Nós começamos o desenvolvimento em dezembro de 2022, em parceria com um escritório de engenharia da Rússia. Somos a primeira fábrica de impressora com casas produzidas para moradia.
Quanto uma casa impressa é mais barata que uma convencional?
O conceito de casa impressa é muito amplo. Você pode construir uma casa com um desenho bem complexo e deixá-la com um preço mais competitivo que a alvenaria tradicional. Ou a máquina pode produzir uma quantidade de casas ao mesmo tempo com poucas pessoas e muito mais rápido. Pode ser mais econômico, mas os ganhos são muito maiores do que apenas a economia no valor dos materiais.
Quão mais rápida é sua construção em relação a uma casa convencional?
O tempo de execução vai depender da complexidade do desenho da obra ou da qualidade das casas a serem construídas. Mas em todos os cenários o processo é mais rápido.
Uma casa de vocês tem o mesmo nível de isolamento ao som e ao calor que uma residência tradicional?
A nossa tecnologia contempla o uso de um concreto similar ao celular para preenchimento das paredes. Isso traz um conforto térmico e acústico maior em comparação à alvenaria tradicional.
Como é feito o controle do processo via tablet?
O arquiteto faz o projeto em qualquer software e depois passa para o da máquina. Que pode estar em um tablet, computador ou até smartphone.

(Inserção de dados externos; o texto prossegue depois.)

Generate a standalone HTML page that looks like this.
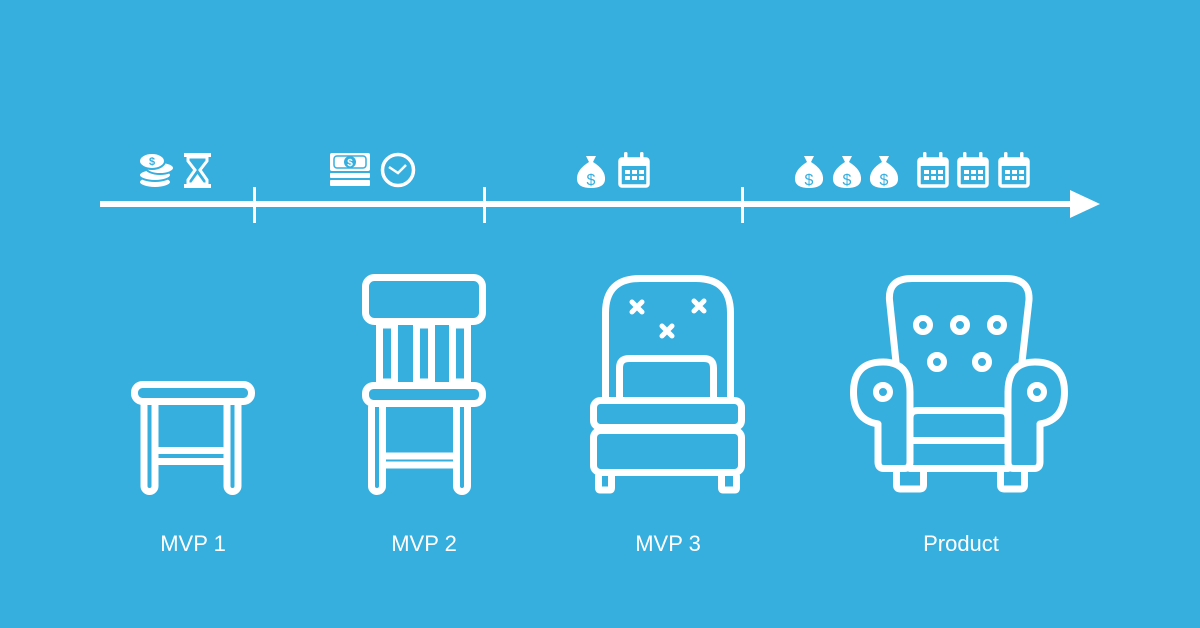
<!DOCTYPE html>
<html><head><meta charset="utf-8"><style>
html,body{margin:0;padding:0;background:#36afdf;}
svg{display:block}
text{font-family:"Liberation Sans",sans-serif;fill:#fff;}
</style></head><body>
<svg width="1200" height="628" viewBox="0 0 1200 628" xmlns="http://www.w3.org/2000/svg">
<rect width="1200" height="628" fill="#36afdf"/>
<!-- timeline -->
<rect x="100" y="201" width="976" height="6" fill="#fff"/>
<polygon points="1070,190 1100,204 1070,218" fill="#fff"/>
<rect x="253" y="187" width="3" height="36" fill="#fff"/>
<rect x="483" y="187" width="3" height="36" fill="#fff"/>
<rect x="741" y="187" width="3" height="36" fill="#fff"/>

<!-- coins -->
<g fill="#fff" stroke="#36afdf" stroke-width="2">
<ellipse cx="155" cy="182" rx="16" ry="6"/>
<ellipse cx="155" cy="175" rx="16" ry="6"/>
<ellipse cx="160" cy="168" rx="14" ry="6"/>
<ellipse cx="152" cy="161" rx="13" ry="8"/>
</g>
<text x="152" y="165" font-size="11" text-anchor="middle" style="fill:#36afdf;font-weight:bold">$</text>
<!-- hourglass -->
<g fill="#fff">
<rect x="184" y="153" width="27" height="4"/>
<rect x="184" y="184" width="27" height="4"/>
<path d="M188 157 L207 157 L207 161 L200 170 L207 180 L207 184 L188 184 L188 180 L195 170 L188 161Z" fill="none" stroke="#fff" stroke-width="3"/>
<path d="M191 183 L197.5 174 L204 183Z"/>
</g>
<!-- money stack -->
<g fill="#fff">
<rect x="330" y="153" width="40" height="18" rx="2"/>
<rect x="330" y="173" width="40" height="5" rx="1"/>
<rect x="330" y="180" width="40" height="6" rx="1"/>
<rect x="334" y="156" width="32" height="12" rx="3" fill="none" stroke="#36afdf" stroke-width="1.5"/>
<circle cx="350" cy="162" r="6" fill="#36afdf"/>
</g>
<text x="350" y="166" font-size="10" text-anchor="middle" style="font-weight:bold">$</text>
<!-- clock -->
<circle cx="398" cy="170" r="15.5" fill="none" stroke="#fff" stroke-width="3.5"/>
<path d="M389 167 L398 173 L406 165" fill="none" stroke="#fff" stroke-width="2.5"/>

<!-- money bags -->
<g id="bag">
<path d="M586 156 L596 156 L593 162 Q606 170 605 180 Q604 188 591 188 Q578 188 577 180 Q576 170 589 162Z" fill="#fff"/>
<text x="591" y="185" font-size="16" text-anchor="middle" style="fill:#36afdf">$</text>
</g>
<use href="#bag" x="218"/>
<use href="#bag" x="256"/>
<use href="#bag" x="293"/>

<!-- calendars -->
<g id="cal">
<rect x="620" y="159" width="28" height="27" rx="2" fill="none" stroke="#fff" stroke-width="3.5"/>
<rect x="620" y="159" width="28" height="7" fill="#fff"/>
<rect x="624" y="152" width="3.5" height="9" rx="1.5" fill="#fff"/>
<rect x="640" y="152" width="3.5" height="9" rx="1.5" fill="#fff"/>
<g fill="#fff">
<rect x="625" y="170" width="5" height="4"/><rect x="632" y="170" width="5" height="4"/><rect x="639" y="170" width="5" height="4"/>
<rect x="625" y="176" width="5" height="4"/><rect x="632" y="176" width="5" height="4"/><rect x="639" y="176" width="5" height="4"/>
</g>
</g>
<use href="#cal" x="299"/>
<use href="#cal" x="339"/>
<use href="#cal" x="380"/>

<g fill="none" stroke="#fff" stroke-width="7" stroke-linejoin="round" stroke-linecap="round">
<!-- stool -->
<rect x="134.5" y="384.5" width="117" height="17" rx="8"/>
<path d="M144 405 V486 a5 5 0 0 0 11 0 V405"/>
<path d="M227 405 V486 a5 5 0 0 0 11 0 V405"/>
<path d="M155 450.5 H227 M155 461.5 H227"/>
<!-- chair -->
<rect x="365.5" y="277.5" width="117" height="44" rx="9"/>
<rect x="365.5" y="385.5" width="117" height="18" rx="8"/>
<rect x="379.5" y="325" width="15" height="57"/>
<rect x="416.5" y="325" width="15" height="57"/>
<rect x="452.5" y="325" width="15" height="57"/>
<path d="M371.5 407 V486 a5 5 0 0 0 11 0 V407"/>
<path d="M456.5 407 V486 a5 5 0 0 0 11 0 V407"/>
<path d="M382.5 456 H456.5 M382.5 465 H456.5"/>
<!-- MVP3 chair -->
<path d="M605.5 397 V313 Q605.5 278.5 640 278.5 H696 Q730.5 278.5 730.5 313 V397"/>
<path d="M619.5 397 V368 Q619.5 358.5 629 358.5 H704 Q713.5 358.5 713.5 368 V397"/>
<rect x="593.5" y="400.5" width="148" height="27" rx="7"/>
<rect x="593.5" y="430.5" width="148" height="42" rx="7"/>
<path d="M598.5 476 V488 Q598.5 490 600 490 H610 Q611.5 490 611.5 488 V476"/>
<path d="M721.5 476 V488 Q721.5 490 723 490 H735 Q736.5 490 736.5 488 V476"/>
<!-- armchair -->
<path d="M896 362 L889.5 300 Q888 278.5 912 278.5 H1006 Q1030 278.5 1029 300 L1022 362"/>
<path d="M878 424 Q853.5 420 853.5 392 Q853.5 362 883 362 Q910 362 910 392 V462 Q910 468.5 904 468.5 H884 Q878 468.5 878 462 Z"/>
<path d="M1040 424 Q1064.5 420 1064.5 392 Q1064.5 362 1035 362 Q1008 362 1008 392 V462 Q1008 468.5 1014 468.5 H1034 Q1040 468.5 1040 462 Z"/>
<path d="M910 440 V418 Q910 410.5 918 410.5 H1000 Q1008 410.5 1008 418 V440 M910 440.5 H1008"/>
<path d="M910 468.5 H1008"/>
<path d="M896.5 472 V485 Q896.5 489 900 489 H920 Q923.5 489 923.5 485 V472"/>
<path d="M1000.5 472 V485 Q1000.5 489 1004 489 H1021 Q1024.5 489 1024.5 485 V472"/>
</g>
<!-- X marks -->
<g stroke="#fff" stroke-width="5" stroke-linecap="round">
<path d="M632 302 L642 312 M642 302 L632 312"/>
<path d="M694 301 L704 311 M704 301 L694 311"/>
<path d="M662 326 L672 336 M672 326 L662 336"/>
</g>
<!-- buttons -->
<g fill="none" stroke="#fff" stroke-width="6">
<circle cx="923" cy="325" r="7"/><circle cx="960" cy="325" r="7"/><circle cx="997" cy="325" r="7"/>
<circle cx="937" cy="362" r="7"/><circle cx="982" cy="362" r="7"/>
<circle cx="883" cy="392" r="7"/><circle cx="1037" cy="392" r="7"/>
</g>
<!-- labels -->
<g font-size="22" text-anchor="middle">
<text x="193" y="551">MVP 1</text>
<text x="424" y="551">MVP 2</text>
<text x="668" y="551">MVP 3</text>
<text x="961" y="551">Product</text>
</g>
</svg>
</body></html>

As casas são todas térreas, ou é possível pensar em mais andares?
Temos dois modelos de máquinas. A S7 imprime até um andar com 120 metros quadrados. E temos o modelo S8, que imprime dois andares, com 390 metros quadrados cada.
Já existe tecnologia para a impressão de edifícios?
Pela informação que temos, já estão sendo construídos prédios de três andares.
No caso de uma crise, como a das recentes chuvas aí no Rio Grande do Sul, é possível realizar uma produção de casas de emergência?
É possível construir paredes em um pavilhão e levá-las até os terrenos para montar as casas, o que demanda um pouco de mais mão de obra. Nesse caso, seriam casas permanentes, e não provisórias.
Qual é a proporção de operários necessários para uma casa impressa em relação a uma casa convencional?
Quando falamos em casa impressa, falamos em paredes. Para as paredes de uma casa, com parte elétrica e hidráulica, são necessárias duas ou três pessoas. Bem menos que na alvenaria tradicional.
Em que pontos do Brasil a 3DPrintek já atuou?
Começamos a vender nossos equipamentos em junho deste ano, em São Paulo.
Quais são os preços de um modelo S8 e de um modelo S7?
Os valores são de R$ 750 mil para a máquina S7 e R$ 950 mil para o modelo S8.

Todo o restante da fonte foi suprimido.